L’hommage a été unanime, porté dans les colonnes du Monde par la tribune de grands économistes français, dont le Prix Nobel 2014 Jean Tirole. Marcel Boiteux, mort en septembre 2023 à 101 ans, a marqué l’industrie française comme directeur général et président d’EDF, un groupe au sein duquel il a mis sur pied le programme nucléaire français.
Cet économiste mondialement reconnu a également laissé une œuvre académique fournie qui a changé la gestion de l’industrie électrique et, plus généralement, de toutes les industries de réseau. Sa contribution aux règles de tarification de l’électricité, et des services publics en général, va déboucher sur des formules appelées « prix de Ramsey-Boiteux », toujours enseignées dans les cours d’économie. Ses travaux vont permettre à ce disciple de Maurice Allais (Prix Nobel 1988), de succéder à John Maynard Keynes, Joseph Schumpeter, Irving Fisher, Wassily Leontief, Paul Samuelson et Kenneth Arrow comme président de la prestigieuse Société d’économétrie.

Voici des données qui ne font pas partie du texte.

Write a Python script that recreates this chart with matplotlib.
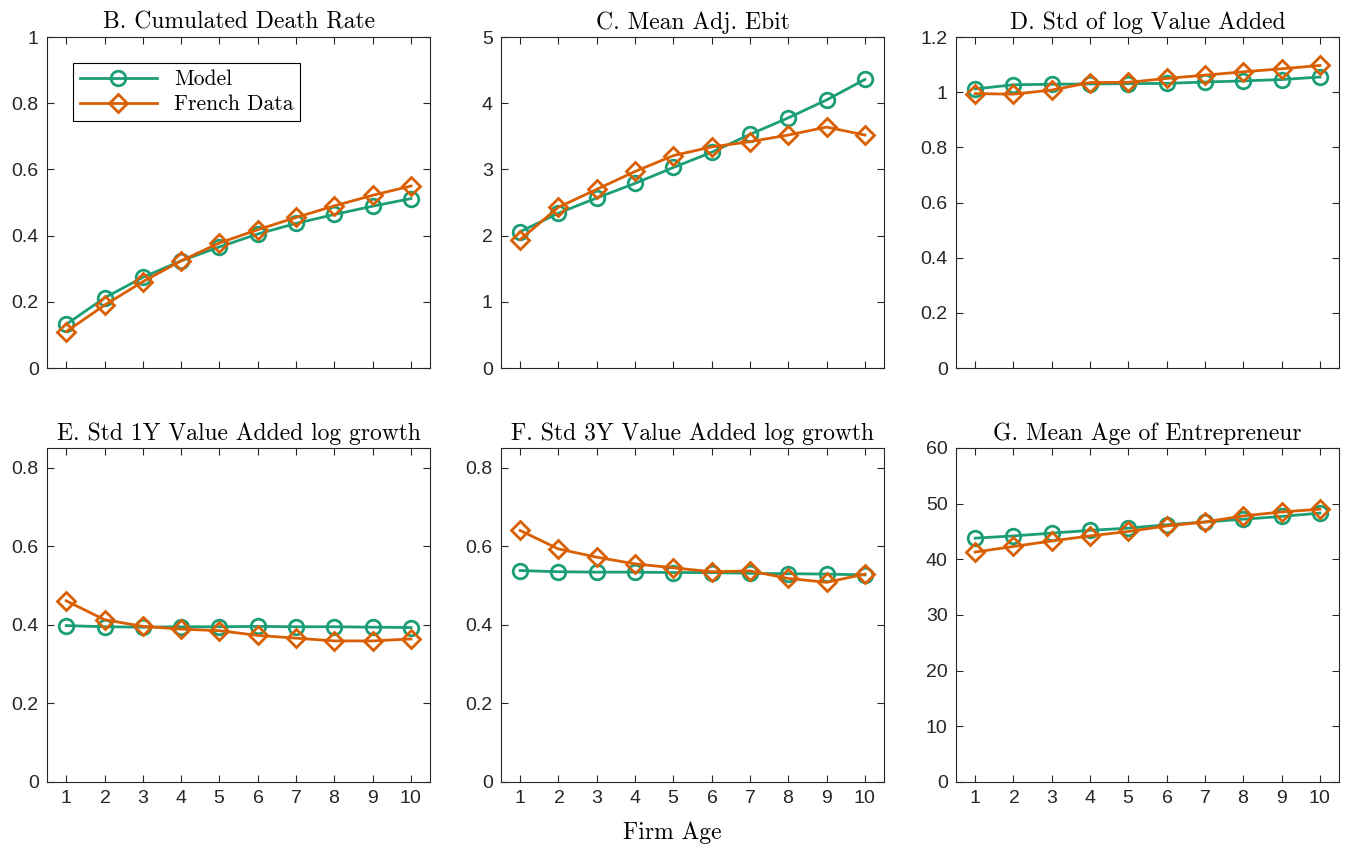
import numpy as np
import matplotlib
matplotlib.use("Agg")
import matplotlib.pyplot as plt
from matplotlib.ticker import FuncFormatter

age = list(range(1, 11))

titles = ["B. Cumulated Death Rate", "C. Mean Adj. Ebit", "D. Std of log Value Added",
          "E. Std 1Y Value Added log growth", "F. Std 3Y Value Added log growth",
          "G. Mean Age of Entrepreneur"]

death_model = [0.132, 0.212, 0.274, 0.324, 0.366, 0.405, 0.437, 0.464, 0.489, 0.512]
death_data = [0.110, 0.190, 0.261, 0.324, 0.378, 0.418, 0.455, 0.490, 0.522, 0.550]

ebit_model = [2.06, 2.34, 2.57, 2.79, 3.03, 3.26, 3.53, 3.78, 4.05, 4.36]
ebit_data = [1.94, 2.43, 2.70, 2.97, 3.21, 3.34, 3.42, 3.52, 3.64, 3.52]

stdva_model = [1.012, 1.027, 1.029, 1.030, 1.031, 1.032, 1.037, 1.041, 1.046, 1.055]
stdva_data = [0.995, 0.993, 1.008, 1.035, 1.036, 1.050, 1.062, 1.074, 1.085, 1.097]

g1_model = [0.398, 0.395, 0.394, 0.395, 0.395, 0.396, 0.395, 0.395, 0.394, 0.393]
g1_data = [0.461, 0.413, 0.396, 0.389, 0.385, 0.373, 0.366, 0.359, 0.359, 0.364]

g3_model = [0.538, 0.535, 0.534, 0.534, 0.533, 0.533, 0.531, 0.530, 0.529, 0.527]
g3_data = [0.640, 0.593, 0.572, 0.555, 0.545, 0.535, 0.537, 0.518, 0.508, 0.529]

ageent_model = [43.8, 44.2, 44.7, 45.2, 45.6, 46.2, 46.7, 47.2, 47.7, 48.3]
ageent_data = [41.3, 42.3, 43.3, 44.2, 45.0, 46.0, 46.7, 47.8, 48.5, 49.0]

models = [death_model, ebit_model, stdva_model, g1_model, g3_model, ageent_model]
datas = [death_data, ebit_data, stdva_data, g1_data, g3_data, ageent_data]
ylims = [(0, 1), (0, 5), (0, 1.2), (0, 0.85), (0, 0.85), (0, 60)]
yticks = [np.arange(0, 1.01, 0.2), np.arange(0, 5.1, 1), np.arange(0, 1.21, 0.2),
          np.arange(0, 0.81, 0.2), np.arange(0, 0.81, 0.2), np.arange(0, 61, 10)]

green = "#1b9e77"
orange = "#d95f02"
serif = "cmr10"
plt.rcParams['axes.formatter.use_mathtext'] = True

fig = plt.figure(figsize=(13.45, 8.5), dpi=100)
lefts = [0.035, 0.3725, 0.7108]
bottoms = [0.567, 0.08]
w = 0.2848
heights = [0.3894, 0.393]

for i in range(6):
    r, c = divmod(i, 3)
    ax = fig.add_axes([lefts[c], bottoms[r], w, heights[r]])
    ax.plot(age, models[i], color=green, lw=2, marker='o', ms=10.5, mfc='none', mew=2, label='Model')
    ax.plot(age, datas[i], color=orange, lw=2, marker='D', ms=9.5, mfc='none', mew=2, label='French Data')
    ax.set_xlim(0.5, 10.5)
    ax.set_ylim(*ylims[i])
    ax.set_xticks(age)
    ax.set_yticks(yticks[i])
    ax.yaxis.set_major_formatter(FuncFormatter(lambda v, p: "%g" % round(v, 2)))
    ax.tick_params(direction='in', top=True, right=True, length=5, width=0.8,
                   labelsize=14, colors='#262626', pad=6)
    for lab in ax.get_xticklabels() + ax.get_yticklabels():
        lab.set_fontfamily('Liberation Sans')
    if r == 0:
        ax.tick_params(labelbottom=False)
    for s in ax.spines.values():
        s.set_color('#262626')
        s.set_linewidth(0.8)
    ax.set_title(titles[i], fontfamily=serif, fontsize=17, pad=6)
    if i == 0:
        leg = ax.legend(loc='upper left', bbox_to_anchor=(0.068, 0.921), fancybox=False,
                        edgecolor='black', framealpha=1, handlelength=3.6,
                        prop={'family': serif, 'size': 15.5}, borderpad=0.3,
                        labelspacing=0.25, borderaxespad=0)
        leg.get_frame().set_linewidth(0.8)

fig.text(0.5, 0.013, "Firm Age", ha='center', fontfamily=serif, fontsize=17)

fig.savefig("out.png", dpi=100)
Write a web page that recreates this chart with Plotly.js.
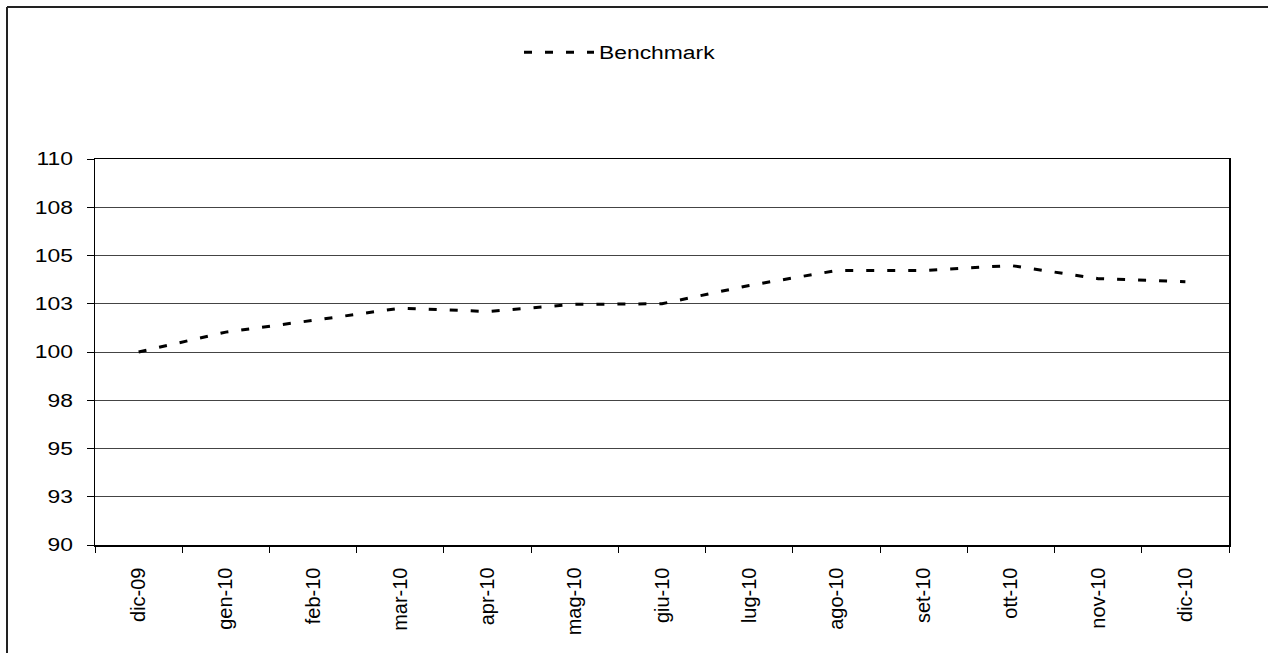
<!DOCTYPE html>
<html>
<head>
<meta charset="utf-8">
<script src="https://cdn.plot.ly/plotly-3.0.1.min.js"></script>
<style>
  html, body { margin: 0; padding: 0; background: #fff; }
  #chart { width: 1268px; height: 653px; }
</style>
</head>
<body>
<div id="chart"></div>
<script>
// Data
const categories = ['dic-09','gen-10','feb-10','mar-10','apr-10','mag-10','giu-10','lug-10','ago-10','set-10','ott-10','nov-10','dic-10'];
const benchmark = [100, 101.03, 101.64, 102.27, 102.1, 102.47, 102.5, 103.45, 104.22, 104.22, 104.48, 103.8, 103.64];
const yTickVals = [90, 92.5, 95, 97.5, 100, 102.5, 105, 107.5, 110];
const yTickText = ['90', '93', '95', '98', '100', '103', '105', '108', '110'];
const seriesName = 'Benchmark';

const FONT = 'Liberation Sans, Arial, sans-serif';

// plot area in pixels: x 95..1229, y 159..545
const L = 95, R = 1229, T = 159, B = 545;
const px = v => (v - L) / (R - L);
const py = v => (B - v) / (B - T);

const trace = {
  x: categories,
  y: benchmark,
  type: 'scatter',
  mode: 'lines',
  name: seriesName,
  line: { color: '#000', width: 3, dash: '8px,13px' },
  hoverinfo: 'x+y'
};

const layout = {
  width: 1268,
  height: 653,
  margin: { l: L, r: 1268 - R, t: T, b: 653 - B, pad: 0 },
  paper_bgcolor: '#fff',
  plot_bgcolor: '#fff',
  font: { family: FONT, size: 18, color: '#000' },
  showlegend: true,
  legend: {
    orientation: 'h',
    x: px(519), xanchor: 'left',
    y: py(34), yanchor: 'top',
    font: { family: FONT, size: 18, color: '#000' },
    bgcolor: 'rgba(0,0,0,0)',
    itemwidth: 70
  },
  xaxis: {
    type: 'category',
    range: [-0.5, categories.length - 0.5],
    tickangle: -90,
    tickson: 'boundaries',
    ticks: 'outside',
    ticklen: 6,
    tickcolor: '#000',
    tickwidth: 1,
    showgrid: false,
    showline: true,
    linecolor: '#000',
    linewidth: 1.5,
    mirror: true,
    zeroline: false,
    ticklabelstandoff: 13,
    tickfont: { family: FONT, size: 20, color: '#000' }
  },
  yaxis: {
    range: [90, 110],
    tickvals: yTickVals,
    ticktext: yTickText,
    ticks: 'outside',
    ticklen: 7,
    tickcolor: '#000',
    tickwidth: 1,
    showgrid: true,
    gridcolor: '#444',
    gridwidth: 1,
    showline: true,
    linecolor: '#000',
    linewidth: 1.5,
    mirror: true,
    zeroline: false,
    ticklabelstandoff: 10,
    tickfont: { family: FONT, size: 18, color: '#000' }
  },
  shapes: [
    { type: 'line', xref: 'paper', yref: 'paper', x0: px(7), x1: px(7), y0: py(7), y1: py(700), line: { color: '#222', width: 2 } },
    { type: 'line', xref: 'paper', yref: 'paper', x0: px(7), x1: px(1300), y0: py(7), y1: py(7), line: { color: '#222', width: 2 } }
  ]
};

Plotly.newPlot('chart', [trace], layout, { staticPlot: true, displayModeBar: false }).then(() => {
  document.querySelectorAll('#chart .legend [clip-path]').forEach(e => e.removeAttribute('clip-path'));
  document.querySelectorAll('#chart .ytick text, #chart .legendtext').forEach(t => {
    const w = t.getComputedTextLength();
    t.setAttribute('textLength', (w * 1.27).toFixed(1));
    t.setAttribute('lengthAdjust', 'spacingAndGlyphs');
  });
});
</script>
</body>
</html>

La question de la fixation des prix face à une situation de « marché imparfait », pour atteindre un « équilibre impossible », est l’un des sujets favoris des chercheurs en économie depuis les origines de la discipline, avec les réflexions d’Adam Smith sur le sujet dès le XVIIIe siècle. Des générations d’économistes, notamment français, ont planché sur la question : Maurice Allais, Roger Guesnerie, Bernard Cornet, Jean Tirole, Olivier Blanchard… « Dans les années 1990, face au grand mouvement de libération dans les économies industrialisées, ces recherches vont prendre toute leur mesure, explique Claude Crampes, professeur émérite à la Toulouse School of Economics. Il faut alors réorganiser des marchés dans les télécommunications, le transport, les infrastructures et, bien sûr, l’énergie, et définir de nouvelles tarifications. »
Défiance des clients
Les travaux de Marcel Boiteux vont devenir déterminants : ils posent les jalons de ce que doit être un système efficace pour un service public reposant sur une ressource dont le stockage est impossible. Les partisans d’une autorité centrale décisionnaire vont s’opposer aux défenseurs de la loi du marché, des libéraux qui considèrent qu’offre et demande peuvent se retrouver.
Cette question du juste prix va offrir un autre formidable terrain de jeux aux économistes et aux sociologues. Depuis des décennies, les chercheurs tentent de désamorcer le sentiment d’inéquité face à la fixation des prix, de défiance des clients envers ceux qui définissent les étiquettes. La théorie de George Homans autour du choix rationnel et celle de Kent Monroe sur la perception des prix rappellent la difficulté de l’exercice. En 2008, une enquête du Centre de recherche pour l’étude et l’observation des conditions de vie révélait que moins de 5 % des personnes interrogées déclarent que le prix juste est le prix généralement constaté. Celle-ci distinguait, déjà à l’époque, la tarification dynamique comme une des causes de la perte de repère du consommateur et s’inquiétait de sa généralisation.